Bruce: The Cost Approach has changed tremendously in the last year. Commodity costs continue to rise. This is based on supply and demand. We are literally in the crosshairs of five difficult disasters that took place during 2017 – Puerto Rico, Houston, Miami, Santa Rosa, then two months later, Ventura, and Santa Barbara. The costs of labor is rising but think about the hard costs; copper wire, drywall, screws, nails, etc. The market is pushing prices upward.
My sister had been planning on building a new home on her vacant lot in the Truckee, CA for over two years. After the fires hit, she could no longer build her new home from scratch because the builder could not predict the final cost of materials.
Buzz: How did you see the appraiser/real estate industry change during and after the fires?
Bruce: I can only speak about our local markets. Let’s look at Santa Rosa, CA, our hardest hit city in the TUBBS fire. There are two local neighborhoods that were highly impacted: Coffey Park and Fountaingrove.
In Coffey Park, over 1,200 homes were lost. This area is more vanilla, more detached single-family tract-oriented, flat standard lot sizes. The market trends and values of this area follow the median values within the overall city of Santa Rosa market. And for good reason – good proximity to Highway 101, close to downtown, not far from local services, overall a good value for the typical home buyer.
Since the fire, re-building has happened faster, and the home resale price point is more reasonable. I envision Coffey Park being a strong market in the future due to its highly appealing location.
Now, consider Fountaingrove with over 1,519 homes lost. Fountaingrove is a very highly appealing, tree-lined upscale market on elevated streets overlooking the greater city of Santa Rosa. This micro-market was considered a move-up market for new home buyers with larger floorplans, beautiful views, and higher quality. Now, the issue of rebuilding becomes more acute.
With elevated, steep sites come higher engineering costs. The current trend to rebuild has been slower. This was a more prestigious high-end market whereby the home values were higher than the median values in the overall Santa Rosa market but what about the future? Even now, Fountaingrove has downward pressure on actively listed vacant lots because listings on existing homes continue to grow.
The owners of these homes may be an elderly couple or single person whose spouse has passed on. Many of these people raised their children in these Coffey Park or Fountaingrove homes but are now empty-nesters. They may not have the patience, time or money to rebuild. What about insurance company payment delays? How do you find a good contractor when so many are so busy? Many of these fire victims are people who do not have the motivation to rebuild a large-scale house in a market that has not quite recovered.
Buzz: Unfortunately, the state of California is experiencing more wildfires – do you think the state is better prepared as they recently just faced similar situations?
Bruce: The state has continued to update their emergency preparedness. The BIGGER QUESTION to the reader of this article:
- Are you prepared?
- Do you have a plan in place in case of a midnight evacuation?
- Do you have a pre-planned meeting place when family members are scattered?

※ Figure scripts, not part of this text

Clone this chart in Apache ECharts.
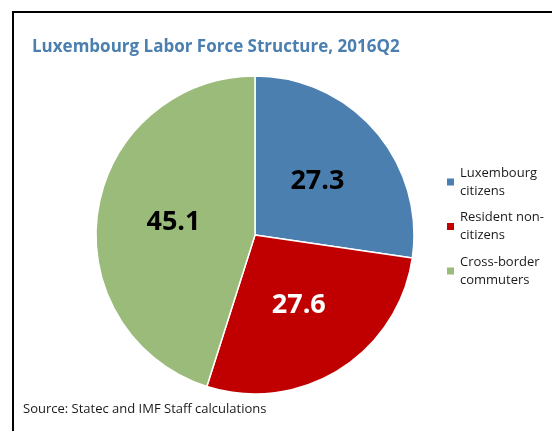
<!DOCTYPE html>
<html>
<head>
<meta charset="utf-8">
<script src="https://cdn.jsdelivr.net/npm/echarts@6/dist/echarts.min.js"></script>
<style>
  html, body { margin: 0; padding: 0; background: #fff; }
  #chart { width: 552px; height: 431px; }
</style>
</head>
<body>
<div id="chart"></div>
<script>
const categories = ['Luxembourg\ncitizens', 'Resident non-\ncitizens', 'Cross-border\ncommuters'];
const shares = [27.3, 27.6, 45.1];
const sliceColors = ['#4a7fb0', '#c00000', '#9bbb7b'];
const labelColors = ['#000', '#fff', '#000'];

const chart = echarts.init(document.getElementById('chart'));

chart.setOption({
  backgroundColor: '#fff',
  animation: false,
  title: [
    {
      text: 'Luxembourg Labor Force Structure, 2016Q2',
      left: 32,
      top: 39,
      padding: 0,
      textStyle: { fontFamily: 'Open Sans', fontWeight: 'bold', fontSize: 17, color: '#4a7fb0' }
    },
    {
      text: 'Source: Statec and IMF Staff calculations',
      left: 23,
      top: 403,
      padding: 0,
      textStyle: { fontFamily: 'Open Sans', fontWeight: 'normal', fontSize: 13, color: '#1a1a1a' }
    }
  ],
  legend: {
    orient: 'vertical',
    left: 445,
    top: 155,
    padding: 0,
    itemWidth: 9,
    itemHeight: 9,
    itemGap: -9.5,
    icon: 'rect',
    selectedMode: false,
    textStyle: {
      fontFamily: 'Open Sans',
      fontSize: 13,
      color: '#1a1a1a',
      lineHeight: 18,
      padding: [18, 0, 0, 0]
    }
  },
  graphic: [
    { type: 'line', shape: { x1: 13, y1: 12, x2: 13, y2: 431 }, style: { stroke: '#000', lineWidth: 2 } },
    { type: 'line', shape: { x1: 12, y1: 12, x2: 552, y2: 12 }, style: { stroke: '#000', lineWidth: 2 } }
  ],
  series: [
    {
      type: 'pie',
      center: [255, 235],
      radius: [0, 159],
      startAngle: 90,
      clockwise: true,
      itemStyle: { borderColor: '#fff', borderWidth: 1.5 },
      label: {
        show: true,
        position: 'inside',
        fontFamily: 'Open Sans',
        fontWeight: 'bold',
        fontSize: 27,
        formatter: (p) => p.value.toFixed(1)
      },
      labelLine: { show: false },
      emphasis: { disabled: true },
      data: categories.map((name, i) => ({
        name,
        value: shares[i],
        itemStyle: { color: sliceColors[i] },
        label: { color: labelColors[i] }
      }))
    }
  ]
});
</script>
</body>
</html>
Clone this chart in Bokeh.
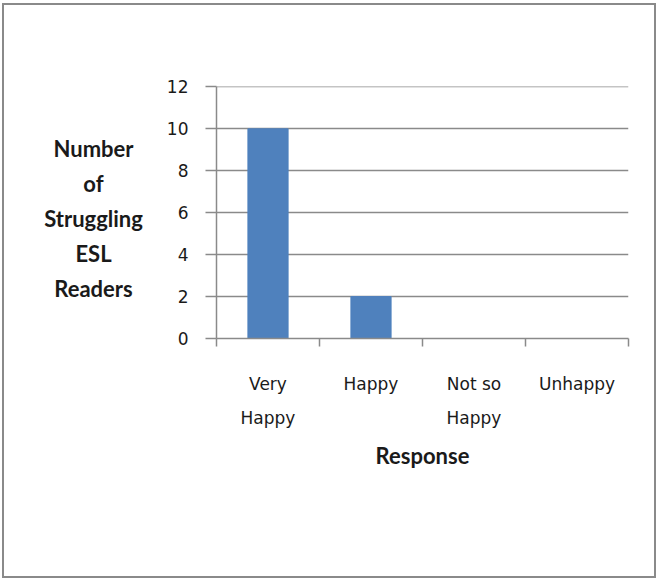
from bokeh.plotting import figure
from bokeh.layouts import row
from bokeh.models import FixedTicker, Range1d
from bokeh.core.properties import value
from bokeh.embed import file_html
from bokeh.resources import INLINE

categories = ["Very\nHappy", "Happy", "Not so\nHappy", "Unhappy"]
counts = [10, 2, 0, 0]
y_ticks = [0, 2, 4, 6, 8, 10, 12]
y_title = "Number\nof\nStruggling\nESL\nReaders"
x_title = "Response"

positions = [i + 0.5 for i in range(len(categories))]
boundaries = list(range(len(categories) + 1))

# left panel holding the horizontal, centred y-axis title
t = figure(width=150, height=571, output_backend="svg", toolbar_location=None,
           x_range=Range1d(-89, 61), y_range=Range1d(-272, 299),
           min_border_left=0, min_border_right=0, min_border_top=0, min_border_bottom=0)
t.axis.visible = False
t.grid.visible = False
t.outline_line_color = None
t.text(x=[0], y=[0], text=[y_title], text_align="center", text_baseline="middle",
       text_font=value("Lato"), text_font_style="bold", text_font_size="22px",
       text_color="#1a1a1a", text_line_height=1.3)

p = figure(width=500, height=571, output_backend="svg", toolbar_location=None,
           x_range=Range1d(0, len(categories)), y_range=Range1d(0, 12.02),
           min_border_left=62, min_border_right=26, min_border_top=81, min_border_bottom=238)
p.outline_line_color = None
p.background_fill_color = "white"
p.border_fill_color = "white"

p.vbar(x=positions, top=counts, width=0.39, color="#4F81BD")

grid_col = "#8a8a8a"
# x axis
p.xaxis.ticker = FixedTicker(ticks=positions, minor_ticks=boundaries)
p.xaxis.major_label_overrides = {pos: lab for pos, lab in zip(positions, categories)}
p.xaxis.major_tick_line_color = None
p.xaxis.minor_tick_line_color = grid_col
p.xaxis.minor_tick_line_width = 1.5
p.xaxis.minor_tick_in = 0
p.xaxis.minor_tick_out = 8
p.xaxis.axis_line_color = grid_col
p.xaxis.axis_line_width = 1.5
p.xaxis.major_label_text_font = "DejaVu Sans"
p.xaxis.major_label_text_font_size = "17px"
p.xaxis.major_label_text_color = "#1a1a1a"
p.xaxis.major_label_text_line_height = 1.72
p.xaxis.major_label_standoff = 27
p.xaxis.axis_label = x_title
p.xaxis.axis_label_text_font = "Lato"
p.xaxis.axis_label_text_font_style = "bold"
p.xaxis.axis_label_text_font_size = "22px"
p.xaxis.axis_label_text_color = "#1a1a1a"
p.xaxis.axis_label_standoff = 11

# y axis
p.yaxis.ticker = FixedTicker(ticks=y_ticks, minor_ticks=[])
p.yaxis.major_tick_line_color = grid_col
p.yaxis.major_tick_line_width = 1.5
p.yaxis.major_tick_in = 0
p.yaxis.major_tick_out = 11
p.yaxis.axis_line_color = grid_col
p.yaxis.axis_line_width = 1.5
p.yaxis.major_label_text_font = "DejaVu Sans"
p.yaxis.major_label_text_font_size = "17px"
p.yaxis.major_label_text_color = "#1a1a1a"
p.yaxis.major_label_standoff = 17

p.xgrid.visible = False
p.ygrid.ticker = FixedTicker(ticks=y_ticks)
p.ygrid.grid_line_color = grid_col
p.ygrid.grid_line_width = 1.5

layout = row(t, p, spacing=0)
layout.styles = {"border": "2px solid #8a8a8a", "margin-left": "2px", "margin-top": "3px",
                 "background-color": "white"}

open("out.html", "w").write(file_html(layout, INLINE))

- Do you have goods stored or emergency backpack next to the door? I do.
Buzz: What is the best advice you can give to appraisers who may be in areas that are affected by similar natural disasters?
Bruce: There is a non-profit consumer advocacy group called United Policy Holders (www.uphelp.org). They were part of the aforementioned class we sponsored in December 2017. They have the experience and resources to help any disaster victim throughout all 50 states.
Remember the world of insurance claims is very confusing. Arm yourself with information and patience, look for good legal advice, and seek CPA advice (in case of a taxable event).
Finally, please open up your HOME INSURANCE policy and review it. I have increased my home insurance policy to make up for the recently advancing costs to rebuild. Bottom line, it makes sense to do so. The overall message is to be prepared, just like the Boy Scouts tell us.
Buzz: Bruce, thank you for joining us and sharing your experiences.